The practice comes amid a lack of clear guidelines on how authorities should manage seized cryptocurrency. This regulatory gap has created what some legal experts describe as “inconsistent and opaque approaches” to handling these digital assets.
China has seen a rise in crypto-related criminal activities. These range from online fraud and money laundering to illegal gambling. The state sued more than 3,000 people involved in crypto-related money laundering in 2024 alone.
Blockchain security firm SAFEIS reported that the total value involved in crypto-related crimes reached 430.7 billion yuan (US$59 billion) in 2023. This figure represents a major increase from previous years.
Local governments held approximately 15,000 Bitcoin worth $1.4 billion at the end of 2023. The sales of these assets have become an important source of income for these authorities.
China is estimated to hold about 194,000 Bitcoin worth approximately $16 billion in total. This makes it the second largest national Bitcoin holder behind the United States, according to data from Bitbo.
The current approach to selling seized crypto assets exists in a regulatory gray zone. Zhongnan University of Economics and Law professor Chen Shi told Reuters that these sales are a “makeshift solution that, strictly speaking, is not fully in line with China’s current ban on crypto trading.”
Without clear national guidelines, local authorities have developed their own methods for handling these assets. They typically work with private firms to sell the digital currencies in markets outside China.
The proceeds are then converted to yuan and added to local government budgets. This process lacks uniform regulation and transparency.
Some legal experts worry that the absence of standardized procedures could potentially open doors to corruption. The current system allows for varying interpretations of how these assets should be processed and sold.
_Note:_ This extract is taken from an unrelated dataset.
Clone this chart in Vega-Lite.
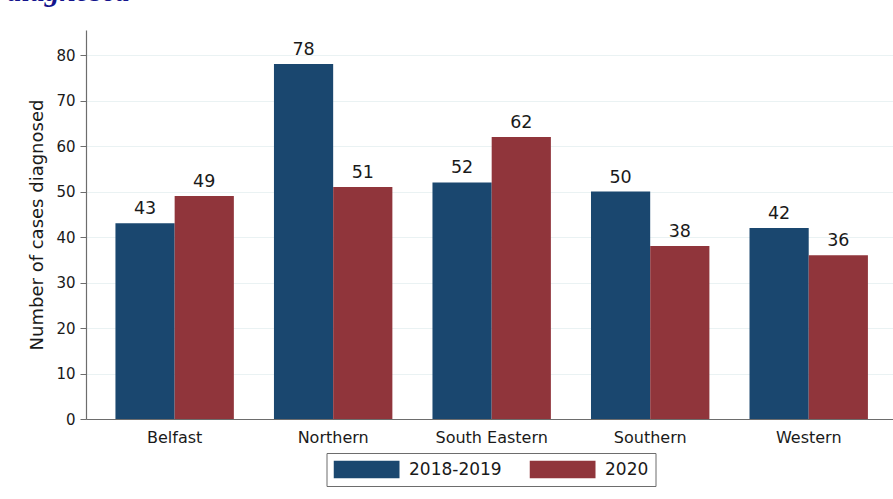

Several experts have suggested alternative approaches to the current patchwork system. Shenzhen-based lawyer Guo Zhihao believes that China’s central bank is better positioned to handle seized digital assets.
Guo recommended that the central bank either sell the cryptocurrencies overseas or build a national crypto reserve. This would create a more centralized and regulated approach.
Ru Haiyang, co-CEO at Hong Kong crypto exchange HashKey, echoed this suggestion. He noted that China might want to keep forfeited Bitcoin as a strategic reserve, similar to what US President Donald Trump has proposed.
Another proposal involves creating a cryptocurrency sovereign fund in Hong Kong, where crypto trading remains legal. This would allow China to manage these assets within its broader territory but in a jurisdiction with clearer regulatory frameworks.
These discussions are taking place against a backdrop of rising US-China trade tensions. Some industry observers suggest that China’s tariff responses could result in a devaluation of the local currency.
Such economic pressures might increase interest in cryptocurrencies as alternative stores of value. This adds urgency to the question of how China will manage its growing holdings of seized digital assets in the future.